The answer is all evens. For evens, just draw out all main diagonals. Here is a sketch of the proof that odds don't work. Let's now show that odds do not work. Label the vertices $V_1, V_2, V_3, \cdots, V_n$ in clockwise order. Consider the shortest diagonal that is drawn, say $V_1 V_{i+1}$ WLOG, where $i \le \frac{n-1}{2}.$ Notice that the triangle which contains the side $V_1V_2$ must also have a side contained in $V_1 V_{i+1}.$ An analogous thing holds for $V_iV_{i+1}.$ In this way, if the triangle which contains $V_1 V_2$ is not isosceles, then we can see that the diagonals of shortest length must pair up the vertices (e.g. $(V_1, V_{i+1}$ is one pair).

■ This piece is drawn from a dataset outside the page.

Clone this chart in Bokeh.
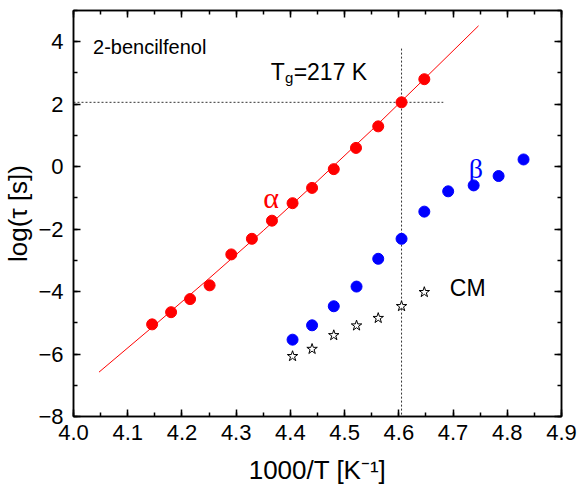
from bokeh.plotting import figure
from bokeh.models import (LinearAxis, SingleIntervalTicker, Range1d, Label,
                          NumeralTickFormatter, CustomJSTickFormatter)
from bokeh.embed import file_html
from bokeh.resources import INLINE

# ---- data ----
alpha_x = [4.145, 4.180, 4.215, 4.251, 4.291, 4.329, 4.366, 4.404, 4.440, 4.480, 4.521, 4.562, 4.605, 4.647]
alpha_y = [-5.05, -4.66, -4.24, -3.80, -2.81, -2.31, -1.73, -1.17, -0.68, -0.08, 0.60, 1.29, 2.06, 2.80]
beta_x = [4.404, 4.440, 4.480, 4.522, 4.562, 4.605, 4.647, 4.691, 4.738, 4.784, 4.830]
beta_y = [-5.54, -5.08, -4.47, -3.84, -2.95, -2.31, -1.44, -0.79, -0.60, -0.30, 0.23]
cm_x = [4.404, 4.440, 4.480, 4.522, 4.562, 4.605, 4.647]
cm_y = [-6.07, -5.84, -5.40, -5.09, -4.85, -4.47, -4.02]
fit_x = [4.047, 4.15, 4.25, 4.35, 4.45, 4.55, 4.65, 4.747]
fit_y = [-6.58, -5.07, -3.58, -2.05, -0.46, 1.17, 2.86, 4.51]
tg_x = 4.605        # 1000/Tg
tg_logtau = 2.06    # log(tau) at Tg

FONT = "Liberation Sans"

p = figure(width=577, height=495, output_backend="svg", toolbar_location=None,
           x_range=Range1d(4.0, 4.9), y_range=Range1d(-8, 5),
           min_border_left=72, min_border_right=16, min_border_top=10, min_border_bottom=79)
p.background_fill_color = "white"
p.border_fill_color = "white"
p.outline_line_color = "black"
p.outline_line_width = 1.5
p.xgrid.visible = False
p.ygrid.visible = False

xt = SingleIntervalTicker(interval=0.1, num_minor_ticks=2)
yt = SingleIntervalTicker(interval=2, num_minor_ticks=2)

def style(ax, labels=True):
    ax.axis_line_color = "black"
    ax.axis_line_width = 1.5
    ax.major_tick_in = 7
    ax.major_tick_out = 0
    ax.minor_tick_in = 4
    ax.minor_tick_out = 0
    ax.major_tick_line_width = 1.5
    ax.minor_tick_line_width = 1.5
    if labels:
        ax.major_label_text_font = FONT
        ax.major_label_text_font_size = "22px"
        ax.major_label_text_color = "black"
        ax.axis_label_text_font = FONT
        ax.axis_label_text_font_size = "26px"
        ax.axis_label_text_font_style = "normal"
        ax.axis_label_text_color = "black"
    else:
        ax.formatter = CustomJSTickFormatter(code="return '';")
        ax.major_label_standoff = 0

p.xaxis.ticker = xt
p.yaxis.ticker = yt
p.xaxis.formatter = NumeralTickFormatter(format="0.0")
style(p.xaxis[0])
style(p.yaxis[0])
p.xaxis.major_label_standoff = 8
p.yaxis.major_label_standoff = 10
p.xaxis.axis_label = "1000/T [K\u207b\u00b9]"
p.yaxis.axis_label = "log(\u03c4 [s])"
p.xaxis.axis_label_standoff = 12
p.yaxis.axis_label_standoff = 2

top = LinearAxis(ticker=xt)
right = LinearAxis(ticker=yt)
style(top, labels=False)
style(right, labels=False)
p.add_layout(top, "above")
p.add_layout(right, "right")

# reference lines at Tg
p.line([tg_x, tg_x], [3.78, -8], line_color="#333333", line_width=1, line_dash="2 2")
p.line([4.0, 4.682], [tg_logtau, tg_logtau], line_color="#333333", line_width=1, line_dash="2 2")

# VFT fit
p.line(fit_x, fit_y, line_color="#ff0000", line_width=1)

p.scatter(alpha_x, alpha_y, size=11, marker="circle", fill_color="#ff0000", line_color="#ff0000")
p.scatter(beta_x, beta_y, size=11, marker="circle", fill_color="#0000ff", line_color="#0000ff")
p.scatter(cm_x, cm_y, size=11, marker="star", fill_color="white", line_color="black", line_width=1)

# annotations
p.add_layout(Label(x=4.036, y=3.83, text="2-bencilfenol", text_font=FONT, text_font_size="20px",
                   text_color="black", text_baseline="alphabetic"))
p.add_layout(Label(x=4.364, y=3.03, text="T", text_font=FONT, text_font_size="23px",
                   text_color="black", text_baseline="alphabetic"))
p.add_layout(Label(x=4.390, y=2.84, text="g", text_font=FONT, text_font_size="15px",
                   text_color="black", text_baseline="alphabetic"))
p.add_layout(Label(x=4.406, y=3.03, text="=217 K", text_font=FONT, text_font_size="23px",
                   text_color="black", text_baseline="alphabetic"))
p.add_layout(Label(x=4.350, y=-0.99, text="\u03b1", text_font="Liberation Serif", text_font_size="30px",
                   text_color="#ff0000", text_baseline="alphabetic"))
p.add_layout(Label(x=4.729, y=-0.05, text="\u03b2", text_font="Liberation Serif", text_font_size="28px",
                   text_color="#0000ff", text_baseline="alphabetic"))
p.add_layout(Label(x=4.694, y=-3.89, text="CM", text_font=FONT, text_font_size="23px",
                   text_color="black", text_baseline="alphabetic"))

open("out.html", "w").write(file_html(p, INLINE))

This is absurd. Therefore, all diagonals of the form $V_j V_{j+i}$ are drawn, for $1 \le j \le n$ (indices modulo $n$). If $i = 2$, then it's easy to see that this fails. If $i = \frac{n-1}{2}$, it's easy to see that there is an $n-$gon in the center of the polygon, absurd. Else, suppose that $2 < i < \frac{n-1}{2}.$ Note that the diagonals $V_1 V_{i+1}$ and $V_2 V_{i+2}$ intersect at an angle of $\frac{2 \pi}{n}.$ Therefore, one angle of the triangle which "tiles" the polygon is at most $\frac{2\pi}{n}.$ By looking at the triangle containing $V_1 V_2$, this implies that $i = 3.$ But then, it's easily checked that the triangle bounded by $V_1 V_4, V_2 V_5, V_3V_6$ is smaller than that bounded by $V_1V_4, V_{n-1}V_2, V_1 V_2.$ This is absurd. $\square$

i would argue other wise

Attachments:

a diagonal is an edge connecting 2 vertices.

oops my bad, didn't read it correctly